Let’s use it with the same previous function example.

<?php 
  
  declare( strict_types = 1 );

  function multiply ( int $x, int $y ) {
    return $x * $y;
  }
  
  multiply( 2.5, 30.6 ); 

?>

This will show you an error like the below.

Fatal error: Uncaught TypeError: Argument 1 passed to multiply() must be of the type int, float given, called in D:\xampp\htdocs\site-1\index.php on line 9 and defined in D:\xampp\htdocs\site-1\index.php:5 Stack trace: #0 D:\xampp\htdocs\site-1\index.php(9): multiply(21.5, 10.15) #1 {main} thrown in D:\xampp\htdocs\site-1\index.php on line 5

This means you should pass the same type value of the function arguments, so if it is an integer type, it only accepts an integer value.

<?php 
   multiply( 25, 306 ); // 7650
?>

But, What about if the main argument type is a float, and you passed an integer value ? Let’s see what will happen in the following section.

The following shows you how to pass an integer value into a float type argument using the PHP strict_types.

PHP allows you to pass integer data type into float data type using the strict_types mode. For example.

<?php 
  
  declare( strict_types = 1 );

  function sum ( float $x, float $y ) {
    return $x + $y;
  }
  
  sum( 25, 55 ); // 80 => float type

?>

The output of this function would be a float value because it was two numbers as argument with float data types. But when you print it, it will show you an integer value.

This hypothesis is wrong because when you print the value, the output would print 80.0.

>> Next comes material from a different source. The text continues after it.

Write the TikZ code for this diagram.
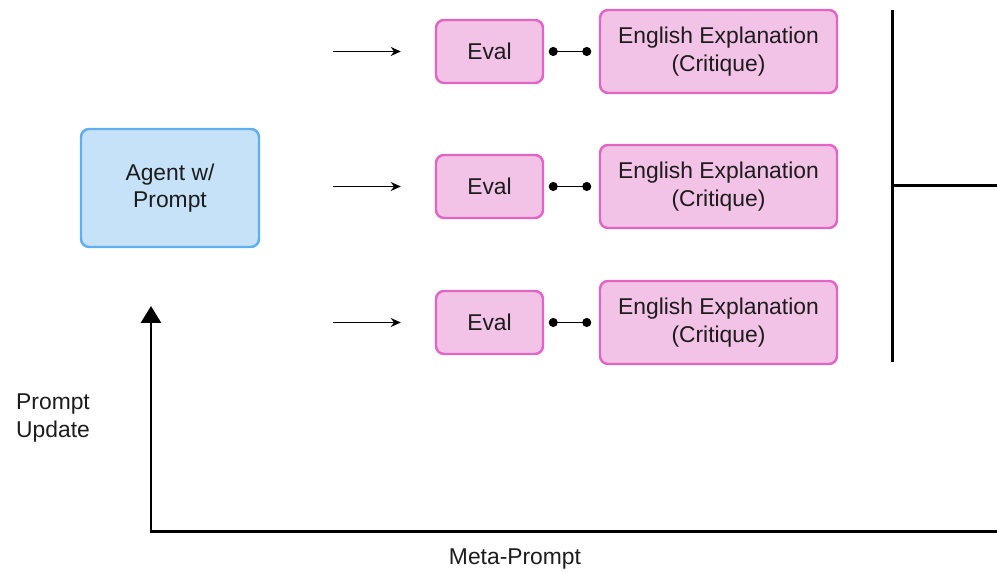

But PHP not looking for the precision if it has zero value, so the final output would be 80 and not 80.0 when the type is a float number.

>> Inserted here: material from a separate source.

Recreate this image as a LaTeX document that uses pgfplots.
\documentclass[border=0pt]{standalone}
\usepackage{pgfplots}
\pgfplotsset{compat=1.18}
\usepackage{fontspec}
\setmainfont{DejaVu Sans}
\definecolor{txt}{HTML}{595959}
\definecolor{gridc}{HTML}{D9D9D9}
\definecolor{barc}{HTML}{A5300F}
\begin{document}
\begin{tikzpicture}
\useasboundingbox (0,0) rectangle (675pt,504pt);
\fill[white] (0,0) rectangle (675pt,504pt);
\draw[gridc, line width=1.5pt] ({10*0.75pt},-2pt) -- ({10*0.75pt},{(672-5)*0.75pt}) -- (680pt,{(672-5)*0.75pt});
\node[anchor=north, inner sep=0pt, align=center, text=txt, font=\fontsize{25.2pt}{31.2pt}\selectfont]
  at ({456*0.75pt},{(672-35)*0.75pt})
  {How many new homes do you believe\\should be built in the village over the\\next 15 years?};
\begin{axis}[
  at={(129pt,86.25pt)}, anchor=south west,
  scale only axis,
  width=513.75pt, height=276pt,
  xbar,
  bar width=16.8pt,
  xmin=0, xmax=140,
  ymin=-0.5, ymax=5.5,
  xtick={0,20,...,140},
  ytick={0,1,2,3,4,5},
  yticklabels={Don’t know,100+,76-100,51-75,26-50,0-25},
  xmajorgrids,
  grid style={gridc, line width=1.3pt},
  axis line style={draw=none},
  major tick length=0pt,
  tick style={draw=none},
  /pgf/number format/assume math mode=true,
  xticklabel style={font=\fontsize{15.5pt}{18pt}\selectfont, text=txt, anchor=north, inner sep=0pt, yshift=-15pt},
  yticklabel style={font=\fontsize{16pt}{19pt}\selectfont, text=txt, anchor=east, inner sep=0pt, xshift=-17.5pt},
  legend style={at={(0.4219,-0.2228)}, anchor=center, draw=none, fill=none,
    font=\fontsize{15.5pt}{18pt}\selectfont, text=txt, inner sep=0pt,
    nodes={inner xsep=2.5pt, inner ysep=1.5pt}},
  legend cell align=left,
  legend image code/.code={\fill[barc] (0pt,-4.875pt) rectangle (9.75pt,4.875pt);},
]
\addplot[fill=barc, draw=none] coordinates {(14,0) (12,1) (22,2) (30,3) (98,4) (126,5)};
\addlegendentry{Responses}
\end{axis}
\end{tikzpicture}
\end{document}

Another thing, if you passed a float into an integer type, it will show you an error which is a Fatal error type as you saw in the previous section.

Using the PHP Strict Typing “strict_types“ for Function Type

Actually, when you pass 2 integer numbers as values into function arguments that already accepts float data types. It will return float data type automatically.

But what about if the PHP function type is returning an integer data type. Let’s see am example.

<?php 
  
  declare( strict_types = 1 );

  function sum ( float $x, float $y ) : int {
    return $x + $y;
  }
  
  sum( 100, 100 ); 

?>

This will show you an error like the below.

Fatal error: Uncaught TypeError: Return value of sum() must be of the type int, float returned in D:\xampp\htdocs\site-1\index.php:6 Stack trace: #0 D:\xampp\htdocs\site-1\index.php(9): sum(100, 100) #1 {main} thrown in D:\xampp\htdocs\site-1\index.php on line 6

That will happen because the returned data type is a float and it should return an integer. The output that appears for the interpreter is 100.0 + 100.0 = 200.0 and not 100 + 100 = 200. But PHP doesn’t show you that.

If you need to ensure from that you have to use var_dump function. So the correct would be a minor change in the function parameter types to be an integer or in the function type to be a float.

<?php 
  
  declare( strict_types = 1 );

  function sum ( float $x, float $y ) : float{
    return $x + $y;
  }
  
  sum( 100, 100 ); // 200

?>

Or 

<?php 
  
  declare( strict_types = 1 );

  function sum ( int $x, int $y ) : int{
    return $x + $y;
  }
  
  sum( 100, 100 ); // 200

?>

Notes for the PHP strict_types or the Type Declarations

If a PHP file including another file and the other one contains the PHP declaration directive. This will not affect in the caller because of the PHP type declarations only work per PHP script file. For example.

The below shows you the coding of PHP inc.php file.

<?php 
  // file name inc.php
  declare( strict_types = 1 );

  function calc ( int $x, int $y ): int {
    return $x - $y;
  } 

?>

And in the main.php file I will invoke the calc( $x, $y ) function with float data types.

<?php 
  // file name main.php
  
  include_once "inc.php";

  calc ( 10.9, 5.2 );
?>

This will print: 5 and it will not show errors because PHP type declarations was only for the first file and you can only do one directive for all files. And that can be done for the main file and not for the included files. So the correct would be like the below.

<?php 

  // file name inc.php
  function calc ( int $x, int $y ): int {
    return $x - $y;
  } 

?>

And the main file.

<?php   
  // file name main.php
  declare( strict_types = 1 );

  include_once "inc.php";
  calc ( 10.9, 5.2 );

?>

This will show you the correct result for the strict mode.

Anyway, the declare directive should be in the first statement of PHP otherwise, it will show you the below fatal error.

Fatal error: strict_types declaration must be the very first statement in the script in C:\xampp\htdocs\wordpress\inc.php on line 6

Wrapping Up

  • PHP type declarations or strict_types is a directive to use the strict mode for PHP type hinting.
  • It can work with the type hinting of PHP function parameters and also, with the function type.
  • The location of the strict_types declaration should be in the first statement in the PHP script.